An insight on some properties of high order nonstandard linear multistep methods
Bálint Takács
TL;DR
The paper develops high-order nonstandard linear multistep methods for autonomous ODEs, proving that, under a nonstandard Taylor expansion, the same convergence order as standard methods can be achieved when φ satisfies a precise condition. It further shows that boundedness, a monotonicity-like property, and a linear invariant are preserved for all step sizes, provided φ is bounded by a forward-Euler stability bound and starting values respect the invariants. The authors propose several φ choices to attain various orders (up to 4 in demonstrated cases) and validate the theory with numerical experiments on a logistic growth equation and an SEIR model, highlighting practical benefits and trade-offs against standard nonstandard Runge–Kutta schemes.
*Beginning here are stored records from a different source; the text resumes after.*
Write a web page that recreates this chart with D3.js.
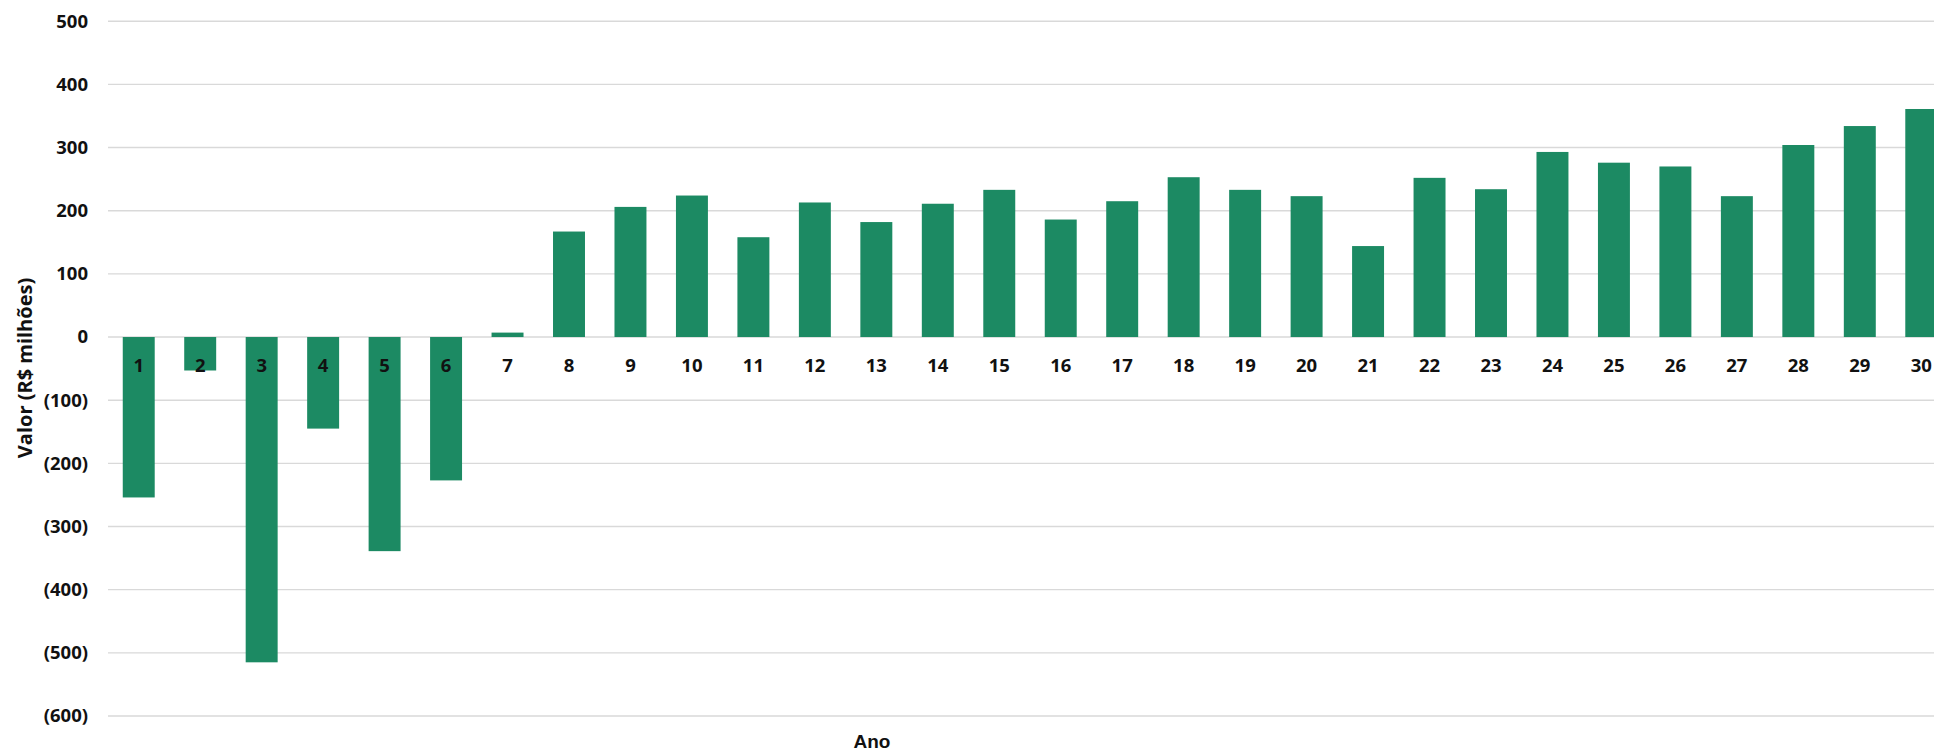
<!DOCTYPE html>
<html>
<head>
<meta charset="utf-8">
<script src="https://cdn.jsdelivr.net/npm/d3@7"></script>
<style>
  html, body { margin: 0; padding: 0; background: #fff; overflow: hidden; }
  svg { display: block; }
</style>
</head>
<body>
<svg id="chart" width="1934" height="753"></svg>
<script>
// Annual values (R$ millions), years 1..30
const anos = d3.range(1, 31).map(String);
const valores = [
  -254, -53, -515, -145, -339, -227, 7, 167, 206, 224,
  158, 213, 182, 211, 233, 186, 215, 253, 233, 223,
  144, 252, 234, 293, 276, 270, 223, 304, 334, 361
];
const yTicks = [500, 400, 300, 200, 100, 0, -100, -200, -300, -400, -500, -600];

const labelFont = "'Open Sans', Lato, sans-serif";

const svg = d3.select("#chart");

const x = d3.scaleBand()
  .domain(anos)
  .range([108, 1952])
  .paddingInner(0.48)
  .paddingOuter(0.24);

const y = d3.scaleLinear()
  .domain([-600, 500])
  .range([716, 21.2]);

const fmt = v => v < 0 ? `(${Math.abs(v)})` : String(v);

// Horizontal gridlines
svg.append("g")
  .selectAll("line")
  .data(yTicks)
  .join("line")
  .attr("x1", 108)
  .attr("x2", 1934)
  .attr("y1", d => y(d))
  .attr("y2", d => y(d))
  .attr("stroke", "#d9d9d9")
  .attr("stroke-width", 1.4);

// Y axis labels
const yAxis = d3.axisLeft(y).tickValues(yTicks).tickFormat(fmt).tickSize(0).tickPadding(0);
svg.append("g")
  .attr("transform", "translate(88,0)")
  .call(yAxis)
  .call(g => g.select(".domain").remove())
  .call(g => g.selectAll("text")
    .attr("font-family", labelFont)
    .attr("font-weight", "bold")
    .attr("font-size", 18.5)
    .attr("fill", "#111"));

// Bars
svg.append("g")
  .selectAll("rect")
  .data(valores)
  .join("rect")
  .attr("x", (d, i) => x(anos[i]))
  .attr("width", x.bandwidth())
  .attr("y", d => y(Math.max(0, d)))
  .attr("height", d => Math.abs(y(d) - y(0)))
  .attr("fill", "#1c8a63");

// Year labels along the zero line
const xAxis = d3.axisBottom(x).tickSize(0).tickPadding(0);
svg.append("g")
  .attr("transform", `translate(0,${y(0)})`)
  .call(xAxis)
  .call(g => g.select(".domain").remove())
  .call(g => g.selectAll("text")
    .attr("dy", 0)
    .attr("y", 35)
    .attr("font-family", labelFont)
    .attr("font-weight", "bold")
    .attr("font-size", 18.5)
    .attr("fill", "#111"));

// Axis titles
svg.append("text")
  .attr("transform", "translate(32,368) rotate(-90)")
  .attr("text-anchor", "middle")
  .attr("font-family", labelFont)
  .attr("font-weight", "bold")
  .attr("font-size", 20)
  .attr("fill", "#111")
  .text("Valor (R$ milhões)");

svg.append("text")
  .attr("x", 872)
  .attr("y", 748)
  .attr("text-anchor", "middle")
  .attr("font-family", "'Liberation Sans', Arial, sans-serif")
  .attr("font-weight", "bold")
  .attr("font-size", 19)
  .attr("fill", "#111")
  .text("Ano");
</script>
</body>
</html>
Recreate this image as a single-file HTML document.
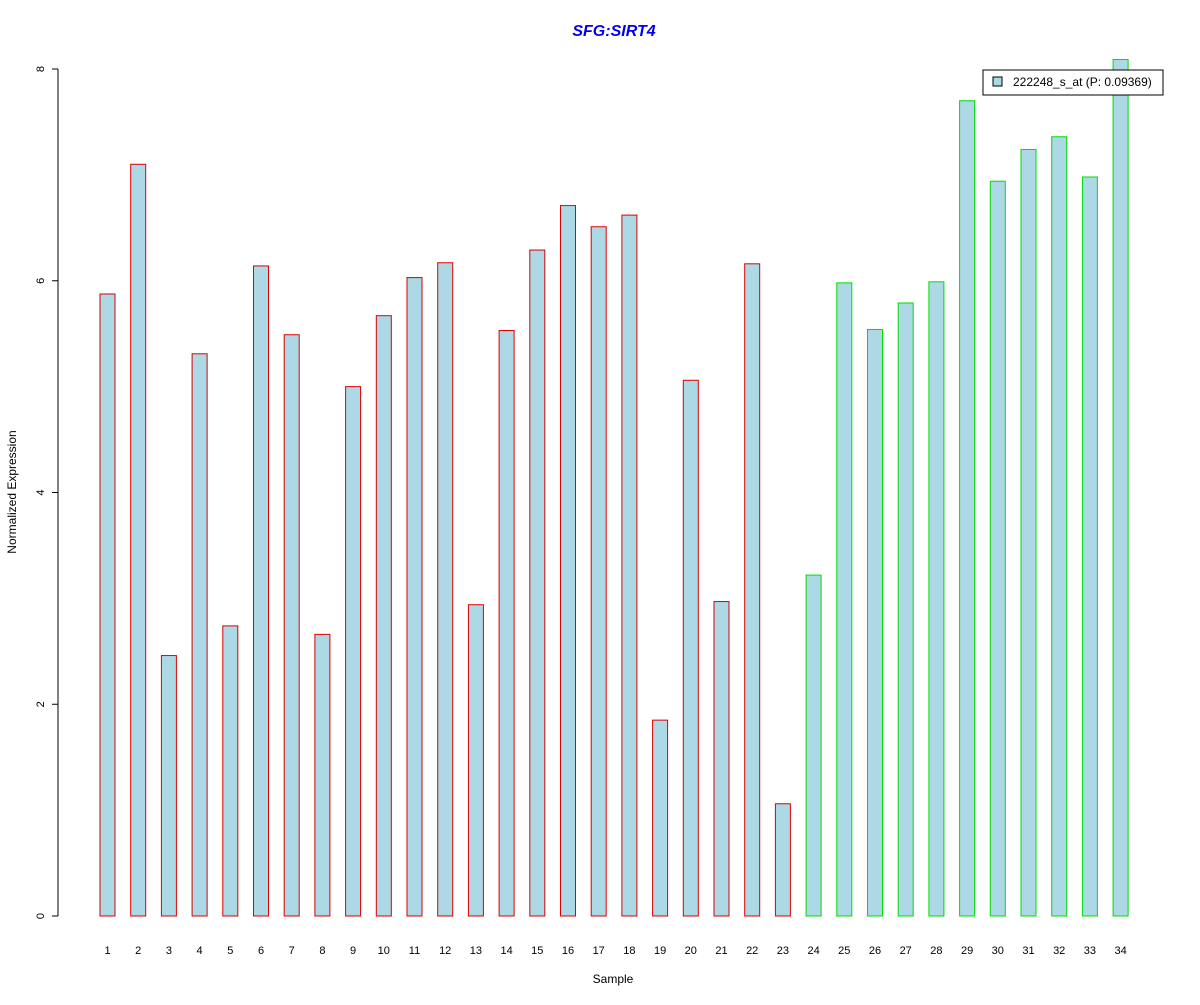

This work offers a rigorous framework for constructing high-order, property-preserving nonstandard multistep methods with potential applications in population dynamics and epidemiological modeling, especially where large time steps are desirable without sacrificing qualitative fidelity.
Abstract
In this paper, nonstandard multistep methods are considered. It is shown that under some (sufficient and necessary) conditions, these methods attain the same order as their standard counterparts - to prove this statement, a nonstandard version of Taylor's series is constructed. The preservation of some qualitative properties (boundedness, the linear combination of the components, and a property similar to monotonicity) is also proven for all step sizes. The methods are applied to a one-dimensional equation and a system of equations, in which the numerical experiments confirm the theoretical results.